Up to and including the line with "import pandas as pd", write out the listing from its first line, minus the pictures.
===== Material =====
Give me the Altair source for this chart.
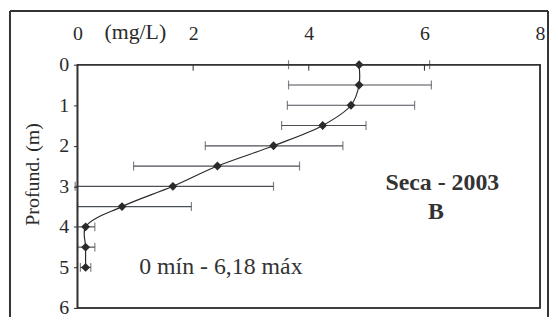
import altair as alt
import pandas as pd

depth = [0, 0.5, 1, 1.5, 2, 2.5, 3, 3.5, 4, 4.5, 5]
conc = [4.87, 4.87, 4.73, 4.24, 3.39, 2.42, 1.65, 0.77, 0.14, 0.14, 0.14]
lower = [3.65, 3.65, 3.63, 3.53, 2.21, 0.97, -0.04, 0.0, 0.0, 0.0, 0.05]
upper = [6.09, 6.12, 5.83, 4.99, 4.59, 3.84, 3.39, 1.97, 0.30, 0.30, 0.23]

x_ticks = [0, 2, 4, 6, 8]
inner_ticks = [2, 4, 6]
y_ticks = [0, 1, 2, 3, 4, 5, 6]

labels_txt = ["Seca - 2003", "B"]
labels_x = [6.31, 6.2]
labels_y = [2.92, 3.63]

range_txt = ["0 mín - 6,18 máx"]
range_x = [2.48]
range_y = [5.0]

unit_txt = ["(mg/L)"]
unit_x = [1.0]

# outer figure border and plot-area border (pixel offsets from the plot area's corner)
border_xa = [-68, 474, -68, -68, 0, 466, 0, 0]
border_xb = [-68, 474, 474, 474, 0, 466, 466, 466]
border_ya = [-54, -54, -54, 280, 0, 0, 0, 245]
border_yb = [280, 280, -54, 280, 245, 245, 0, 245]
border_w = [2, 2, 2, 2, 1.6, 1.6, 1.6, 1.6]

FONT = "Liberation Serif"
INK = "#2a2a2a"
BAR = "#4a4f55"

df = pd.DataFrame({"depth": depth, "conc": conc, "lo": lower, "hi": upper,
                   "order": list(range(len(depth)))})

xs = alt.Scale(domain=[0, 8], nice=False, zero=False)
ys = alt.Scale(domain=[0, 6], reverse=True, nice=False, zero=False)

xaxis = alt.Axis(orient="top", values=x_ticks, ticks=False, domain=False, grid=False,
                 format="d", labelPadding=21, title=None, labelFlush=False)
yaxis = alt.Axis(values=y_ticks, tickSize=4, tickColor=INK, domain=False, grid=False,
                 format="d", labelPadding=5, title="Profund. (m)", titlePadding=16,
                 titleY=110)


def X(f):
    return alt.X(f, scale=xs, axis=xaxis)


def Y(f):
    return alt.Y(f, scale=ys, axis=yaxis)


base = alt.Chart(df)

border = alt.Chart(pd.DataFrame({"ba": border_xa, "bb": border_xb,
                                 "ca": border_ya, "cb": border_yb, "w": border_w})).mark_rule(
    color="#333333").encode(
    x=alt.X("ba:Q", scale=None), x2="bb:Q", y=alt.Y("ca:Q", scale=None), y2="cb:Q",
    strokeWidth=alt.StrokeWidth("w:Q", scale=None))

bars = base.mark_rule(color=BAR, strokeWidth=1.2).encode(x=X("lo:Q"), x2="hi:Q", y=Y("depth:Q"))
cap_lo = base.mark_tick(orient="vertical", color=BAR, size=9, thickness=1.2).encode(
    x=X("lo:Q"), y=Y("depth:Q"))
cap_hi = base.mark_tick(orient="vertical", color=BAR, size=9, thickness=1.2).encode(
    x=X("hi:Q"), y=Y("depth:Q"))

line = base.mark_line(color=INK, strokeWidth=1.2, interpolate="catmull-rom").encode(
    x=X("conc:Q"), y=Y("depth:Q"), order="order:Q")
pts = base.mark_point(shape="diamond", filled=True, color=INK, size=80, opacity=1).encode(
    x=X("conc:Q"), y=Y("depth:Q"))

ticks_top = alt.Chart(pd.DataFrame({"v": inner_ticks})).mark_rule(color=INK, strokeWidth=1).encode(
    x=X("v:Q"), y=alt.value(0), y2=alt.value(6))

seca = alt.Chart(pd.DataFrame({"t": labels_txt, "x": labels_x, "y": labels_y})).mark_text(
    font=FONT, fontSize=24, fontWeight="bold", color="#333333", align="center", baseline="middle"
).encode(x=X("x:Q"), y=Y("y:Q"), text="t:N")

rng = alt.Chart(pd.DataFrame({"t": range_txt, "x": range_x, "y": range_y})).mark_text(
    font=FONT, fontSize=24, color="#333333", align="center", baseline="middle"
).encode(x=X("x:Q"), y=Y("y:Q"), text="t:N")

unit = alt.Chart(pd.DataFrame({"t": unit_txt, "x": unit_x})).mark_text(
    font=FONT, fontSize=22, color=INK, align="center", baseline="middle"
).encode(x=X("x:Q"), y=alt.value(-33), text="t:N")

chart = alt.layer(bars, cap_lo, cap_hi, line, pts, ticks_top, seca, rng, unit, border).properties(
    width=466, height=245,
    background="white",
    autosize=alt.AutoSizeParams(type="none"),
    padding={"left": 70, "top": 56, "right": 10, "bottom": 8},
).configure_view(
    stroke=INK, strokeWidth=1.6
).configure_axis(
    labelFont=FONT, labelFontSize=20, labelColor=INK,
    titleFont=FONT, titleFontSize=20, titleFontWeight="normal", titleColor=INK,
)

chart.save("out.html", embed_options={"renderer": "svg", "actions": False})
=====
◆ Exercise output ◆
Give me the Altair source for this chart.
import altair as alt
import pandas as pd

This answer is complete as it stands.